Like thousands of Madison-area residents, Bogen enthusiastically supported independent U.S. Sen. Bernie Sanders’ insurgent primary campaign against Clinton. But after Sanders lost the Democratic Party presidential nomination, Bogen swallowed hard and voted for Clinton on Tuesday as leading Democrats and Sanders himself urged his followers to do.
“Our obligation to ensure Trump wouldn't become president meant some Democrats needed to look at the bigger picture, set aside their Bernie resentment or their utopian dreams, bite the bullet, and vote for the only qualified candidate that had a chance to become president,” Bogen says.
Bogen has at least two friends who supported Sanders early on — one living in Madison and the other in Illinois — that went on to cast ballots for Libertarian Party presidential candidate Gary Johnson as “their protest vote.”
Madison Ald. Rebecca Kemble says it’s unfair for people to attribute Trump’s victory to third-party voters. “For Democrats to blame third-party voters is disingenuous and a remarkable demonstration of their unwillingness to look at their own failure and anti-democratic process,” says Kemble, who won election to the Common Council in 2015 endorsed by the Green Party and Progressive Dane.

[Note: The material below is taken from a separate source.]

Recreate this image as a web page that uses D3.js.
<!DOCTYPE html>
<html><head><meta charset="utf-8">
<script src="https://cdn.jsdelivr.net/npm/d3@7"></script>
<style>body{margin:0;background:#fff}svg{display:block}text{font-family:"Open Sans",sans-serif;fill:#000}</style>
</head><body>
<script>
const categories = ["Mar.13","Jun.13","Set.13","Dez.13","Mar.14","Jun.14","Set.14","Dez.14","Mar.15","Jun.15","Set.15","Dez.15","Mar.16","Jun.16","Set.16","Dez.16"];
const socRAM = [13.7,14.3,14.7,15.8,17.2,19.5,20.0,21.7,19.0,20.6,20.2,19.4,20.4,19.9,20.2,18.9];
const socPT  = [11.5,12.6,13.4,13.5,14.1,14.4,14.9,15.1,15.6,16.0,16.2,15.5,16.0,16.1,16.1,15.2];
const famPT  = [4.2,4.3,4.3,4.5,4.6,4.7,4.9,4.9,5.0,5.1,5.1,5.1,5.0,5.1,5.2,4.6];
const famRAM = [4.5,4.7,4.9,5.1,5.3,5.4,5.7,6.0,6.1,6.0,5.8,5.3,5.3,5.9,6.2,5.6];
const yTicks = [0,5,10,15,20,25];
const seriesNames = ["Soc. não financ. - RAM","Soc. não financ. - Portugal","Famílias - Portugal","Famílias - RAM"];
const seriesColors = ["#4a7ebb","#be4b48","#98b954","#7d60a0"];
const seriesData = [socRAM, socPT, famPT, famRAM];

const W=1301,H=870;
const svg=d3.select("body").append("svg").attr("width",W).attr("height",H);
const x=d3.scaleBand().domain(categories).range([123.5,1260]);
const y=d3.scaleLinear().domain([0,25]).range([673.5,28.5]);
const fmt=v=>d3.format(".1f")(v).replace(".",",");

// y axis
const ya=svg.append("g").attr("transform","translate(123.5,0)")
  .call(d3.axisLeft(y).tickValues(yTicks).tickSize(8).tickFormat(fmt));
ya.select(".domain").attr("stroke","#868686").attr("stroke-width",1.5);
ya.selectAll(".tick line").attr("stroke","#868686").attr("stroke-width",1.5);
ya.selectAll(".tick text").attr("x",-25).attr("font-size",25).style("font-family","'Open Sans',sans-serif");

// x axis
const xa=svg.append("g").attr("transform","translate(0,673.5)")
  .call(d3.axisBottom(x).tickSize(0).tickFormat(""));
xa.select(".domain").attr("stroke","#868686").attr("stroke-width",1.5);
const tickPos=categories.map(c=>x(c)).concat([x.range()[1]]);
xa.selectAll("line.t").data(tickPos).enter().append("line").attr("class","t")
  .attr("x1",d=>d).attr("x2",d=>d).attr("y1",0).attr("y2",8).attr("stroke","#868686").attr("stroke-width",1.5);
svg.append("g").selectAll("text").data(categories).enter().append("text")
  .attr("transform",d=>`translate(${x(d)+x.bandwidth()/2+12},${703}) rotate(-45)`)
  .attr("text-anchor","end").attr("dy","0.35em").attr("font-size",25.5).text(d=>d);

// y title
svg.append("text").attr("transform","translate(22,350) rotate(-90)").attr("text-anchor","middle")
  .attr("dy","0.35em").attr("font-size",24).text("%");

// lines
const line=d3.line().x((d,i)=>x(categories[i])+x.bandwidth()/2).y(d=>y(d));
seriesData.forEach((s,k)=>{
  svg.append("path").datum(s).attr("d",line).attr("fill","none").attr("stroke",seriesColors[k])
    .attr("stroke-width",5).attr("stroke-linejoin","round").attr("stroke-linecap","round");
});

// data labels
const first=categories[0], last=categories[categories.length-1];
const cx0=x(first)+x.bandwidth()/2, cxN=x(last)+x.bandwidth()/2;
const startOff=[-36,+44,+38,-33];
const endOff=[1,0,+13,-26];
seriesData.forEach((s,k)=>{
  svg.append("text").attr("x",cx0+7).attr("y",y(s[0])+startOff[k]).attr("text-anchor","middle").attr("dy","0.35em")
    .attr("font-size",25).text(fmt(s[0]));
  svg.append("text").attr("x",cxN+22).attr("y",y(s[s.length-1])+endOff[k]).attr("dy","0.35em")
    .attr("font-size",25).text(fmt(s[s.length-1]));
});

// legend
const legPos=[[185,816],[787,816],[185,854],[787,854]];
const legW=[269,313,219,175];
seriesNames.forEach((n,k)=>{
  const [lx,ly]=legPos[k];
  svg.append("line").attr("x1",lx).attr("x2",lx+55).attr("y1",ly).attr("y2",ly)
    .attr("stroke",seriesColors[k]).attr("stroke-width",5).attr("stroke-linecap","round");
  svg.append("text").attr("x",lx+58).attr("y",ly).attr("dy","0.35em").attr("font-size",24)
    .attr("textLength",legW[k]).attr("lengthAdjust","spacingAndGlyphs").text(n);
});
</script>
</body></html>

“The Democrats made a huge strategic error by actively working against the candidate (Sanders) who held the populist ground,” she says, citing revelations that the Democratic National Committee actively undermined the Sanders campaign to help ensure Clinton won the nomination. “They ceded the populist ground to the Republicans.”
Unlike the Democratic Party, Kemble says the campaign of Stein and running mate Ajamu Baraka “was all about forging community, going to where people are suffering and responding to people’s real needs. They knew they were not going to win the presidency. Theirs was a vehicle for organizing at the grassroots.”

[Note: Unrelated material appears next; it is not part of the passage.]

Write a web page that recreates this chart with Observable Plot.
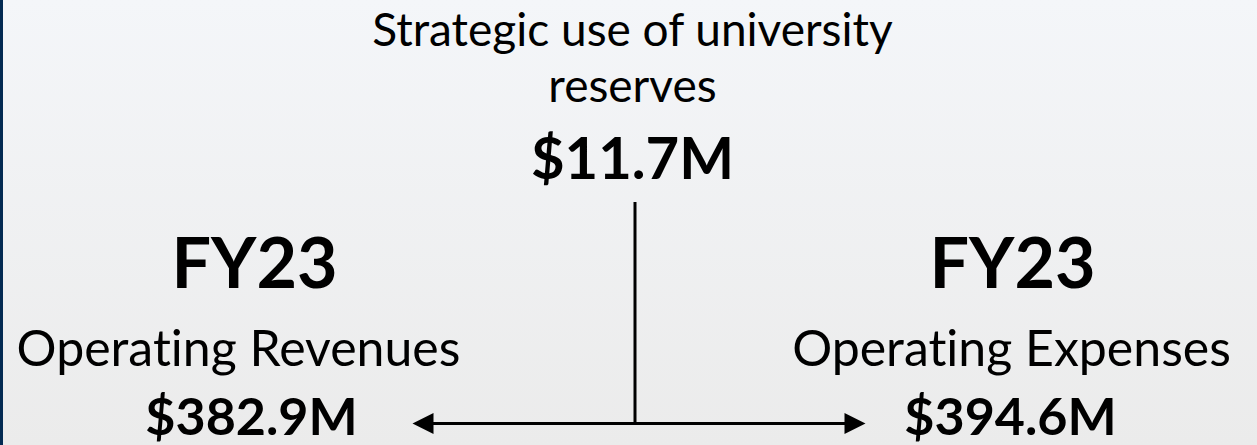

She pointed to the vast number of people who could have, but chose not to vote. “Why didn’t they? Because the election was between the worst two candidates for president I’ve seen in my lifetime,” says Kemble, who voted for Jill Stein.

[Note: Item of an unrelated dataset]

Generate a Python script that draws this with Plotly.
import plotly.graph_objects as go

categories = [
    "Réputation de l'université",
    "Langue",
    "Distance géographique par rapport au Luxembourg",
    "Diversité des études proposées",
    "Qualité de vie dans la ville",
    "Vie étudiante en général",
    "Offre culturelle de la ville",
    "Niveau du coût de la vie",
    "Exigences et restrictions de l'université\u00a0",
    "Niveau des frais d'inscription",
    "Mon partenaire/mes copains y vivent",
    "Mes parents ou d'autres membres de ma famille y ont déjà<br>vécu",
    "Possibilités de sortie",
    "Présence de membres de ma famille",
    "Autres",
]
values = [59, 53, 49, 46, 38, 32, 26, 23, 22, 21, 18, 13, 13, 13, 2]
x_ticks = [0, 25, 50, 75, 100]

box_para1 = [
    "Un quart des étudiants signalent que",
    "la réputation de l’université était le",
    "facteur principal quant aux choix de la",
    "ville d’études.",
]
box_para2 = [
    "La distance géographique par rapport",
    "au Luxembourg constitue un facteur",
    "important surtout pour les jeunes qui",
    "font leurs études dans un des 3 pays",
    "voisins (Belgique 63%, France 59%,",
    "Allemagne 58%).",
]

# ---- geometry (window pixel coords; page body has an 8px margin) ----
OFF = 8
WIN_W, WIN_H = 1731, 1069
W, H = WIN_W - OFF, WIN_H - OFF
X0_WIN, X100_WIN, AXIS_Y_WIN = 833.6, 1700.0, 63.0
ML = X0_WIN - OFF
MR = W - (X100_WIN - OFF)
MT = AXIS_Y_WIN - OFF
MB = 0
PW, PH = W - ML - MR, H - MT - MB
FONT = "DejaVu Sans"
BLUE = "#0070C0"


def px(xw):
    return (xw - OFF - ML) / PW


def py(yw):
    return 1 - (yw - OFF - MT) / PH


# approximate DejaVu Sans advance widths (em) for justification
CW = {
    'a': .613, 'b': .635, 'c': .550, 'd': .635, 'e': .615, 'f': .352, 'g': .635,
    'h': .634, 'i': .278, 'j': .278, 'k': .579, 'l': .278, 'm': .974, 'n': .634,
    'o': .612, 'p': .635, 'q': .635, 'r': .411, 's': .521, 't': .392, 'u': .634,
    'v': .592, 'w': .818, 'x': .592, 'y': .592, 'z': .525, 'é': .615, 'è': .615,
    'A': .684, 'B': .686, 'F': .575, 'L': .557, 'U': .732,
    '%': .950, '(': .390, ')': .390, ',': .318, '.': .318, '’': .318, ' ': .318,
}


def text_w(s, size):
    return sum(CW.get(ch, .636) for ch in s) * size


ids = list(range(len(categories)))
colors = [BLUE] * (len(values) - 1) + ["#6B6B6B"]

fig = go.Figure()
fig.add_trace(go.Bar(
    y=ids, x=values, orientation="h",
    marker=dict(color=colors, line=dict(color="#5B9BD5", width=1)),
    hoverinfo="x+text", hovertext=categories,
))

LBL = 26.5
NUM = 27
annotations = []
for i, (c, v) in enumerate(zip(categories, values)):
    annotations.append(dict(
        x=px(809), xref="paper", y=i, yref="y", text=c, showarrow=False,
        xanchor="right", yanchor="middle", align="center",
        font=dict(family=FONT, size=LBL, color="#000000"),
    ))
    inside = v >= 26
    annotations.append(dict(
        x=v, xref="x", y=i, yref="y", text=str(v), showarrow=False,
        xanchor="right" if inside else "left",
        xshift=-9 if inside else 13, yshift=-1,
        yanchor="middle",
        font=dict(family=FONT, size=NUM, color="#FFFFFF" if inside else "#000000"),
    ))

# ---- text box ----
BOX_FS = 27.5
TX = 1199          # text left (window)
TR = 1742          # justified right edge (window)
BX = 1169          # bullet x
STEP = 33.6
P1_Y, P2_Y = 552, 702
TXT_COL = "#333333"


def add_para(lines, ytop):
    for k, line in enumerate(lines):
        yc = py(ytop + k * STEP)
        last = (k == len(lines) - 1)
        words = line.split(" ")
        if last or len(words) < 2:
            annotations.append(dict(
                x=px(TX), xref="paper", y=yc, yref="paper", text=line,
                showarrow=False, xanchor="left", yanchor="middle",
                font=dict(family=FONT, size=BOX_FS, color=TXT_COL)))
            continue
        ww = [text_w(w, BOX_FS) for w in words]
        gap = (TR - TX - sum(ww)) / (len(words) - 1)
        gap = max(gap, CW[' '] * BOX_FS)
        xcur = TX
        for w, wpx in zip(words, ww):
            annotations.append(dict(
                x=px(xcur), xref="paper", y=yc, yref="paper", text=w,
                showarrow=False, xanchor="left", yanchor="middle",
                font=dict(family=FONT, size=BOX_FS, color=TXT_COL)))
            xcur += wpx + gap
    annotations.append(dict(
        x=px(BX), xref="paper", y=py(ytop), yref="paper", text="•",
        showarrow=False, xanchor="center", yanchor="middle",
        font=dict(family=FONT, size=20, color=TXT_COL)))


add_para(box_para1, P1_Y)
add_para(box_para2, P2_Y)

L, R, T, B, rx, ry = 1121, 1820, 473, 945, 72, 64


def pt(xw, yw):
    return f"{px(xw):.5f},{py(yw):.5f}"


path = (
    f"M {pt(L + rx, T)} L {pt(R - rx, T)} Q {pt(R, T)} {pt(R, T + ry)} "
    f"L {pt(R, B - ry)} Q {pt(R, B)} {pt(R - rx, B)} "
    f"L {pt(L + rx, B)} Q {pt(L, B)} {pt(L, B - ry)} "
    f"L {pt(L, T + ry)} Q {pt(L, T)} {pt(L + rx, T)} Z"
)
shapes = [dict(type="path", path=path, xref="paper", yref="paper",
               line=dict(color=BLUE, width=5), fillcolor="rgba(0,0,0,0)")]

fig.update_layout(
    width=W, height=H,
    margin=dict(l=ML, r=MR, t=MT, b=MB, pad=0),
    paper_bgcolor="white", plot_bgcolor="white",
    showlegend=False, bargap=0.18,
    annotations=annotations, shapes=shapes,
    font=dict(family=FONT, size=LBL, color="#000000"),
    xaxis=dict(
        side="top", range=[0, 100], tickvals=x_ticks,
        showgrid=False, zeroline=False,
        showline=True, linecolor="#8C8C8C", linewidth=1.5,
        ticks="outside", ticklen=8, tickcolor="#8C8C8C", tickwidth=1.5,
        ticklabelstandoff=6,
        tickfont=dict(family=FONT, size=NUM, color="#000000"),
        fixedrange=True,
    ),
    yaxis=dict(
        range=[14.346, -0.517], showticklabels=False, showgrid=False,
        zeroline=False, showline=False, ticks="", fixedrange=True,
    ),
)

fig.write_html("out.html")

Barry Burden, UW-Madison political science professor and founding director of the Elections Research Center, says third-party interlopers might not have made that big a difference on Nov. 8.
“In theory it is possible that Johnson and Stein could have affected the outcome in Wisconsin, although it seems unlikely,” Burden says. “Had they not been on the ballot, some of their voters would have chosen Clinton, some would have chosen Trump, and others would not have voted at all. The exact mix of those three options determines whether Clinton might have won in their absence.”
Studies of past presidential elections, specifically those involving third-party candidates Ross Perot and Ralph Nader, suggest that between one-third and two-thirds of their supporters would not have voted if their third-party candidate wasn’t on the ballot, Burden says.
So if Stein and Johnson had not appeared on Wisconsin ballots, “let's assume that half of their 137,000 voters would have stayed home,” Burden says. “That leaves 69,000 voters for Clinton and Trump. For her to have made up the 27,000-vote deficit, she would have needed more than two-thirds of those votes.
“Such a lopsided distribution is a stretch, given that she lost the state overall,” he adds. “Perhaps most of the Stein voters would have gone to Clinton but many of the Johnson voters would presumably be conservatives who had more in common with Trump.”
Another compelling dynamic of the race is the number who didn't vote at all. After such a long and ugly campaign, the Clinton-Trump matchup just didn't move a lot of people, literally. Consider the fact that 3,000 people voted for a Senate candidate but on the same ballots opted not to vote for any presidential candidate.
Only 66 percent of the state's 4,449,170 voting-age population turned out, the lowest voter turnout in a presidential election since 1996. Turnout was at or near 70 percent in 2008 and 2012, according to the Wisconsin Elections Commission.
But did voters stay home because they were uninspired by their choices, or did the state’s new, confusing voter ID requirement suppress turnout? Burden says that’s unclear.
“We don't yet know the precise effect of the voter ID requirement on turnout. There is circumstantial evidence that it might have mattered,” he says. “Exit polls indicate that groups such as blacks and young people turned out at even lower rates than others in 2016. We know that those groups were less likely to have acceptable IDs when the law was passed, so the requirement was more burdensome for them.”
Voter turnout in Dane County was comparable to that in 2012, says state Rep. Chris Taylor (D-Madison), who was easily re-elected. But she notes far fewer voters went to the polls in Milwaukee and other Wisconsin communities than when Barack Obama was elected four years ago.
“This was a change election and Hillary Clinton was not viewed as a change agent. Democrats did not communicate that we are the party of the working people,” Taylor says.
But there was no one reason for Clinton’s loss, she says. “It’s never one thing. It’s always a multitude of factors that converge when you see such a shocking result like this that nobody predicted.”
A lack of enthusiasm for Clinton compared to Trump, last minute spending by special interest groups and voter ID laws may have suppressed voter turnout, Taylor says. “So even if Hillary Clinton had gotten all Jill Stein’s votes, which was never going to happen, I still don’t think she would have won.”
“We really need to throw out all of our assumptions about candidates and campaigns and start building again,” she says. “Obviously there needs to be a different approach. Obviously what we’re doing is not working.”
Editor's note: This article has been updated to note that Ald. Rebecca Kemble voted for Jill Stein.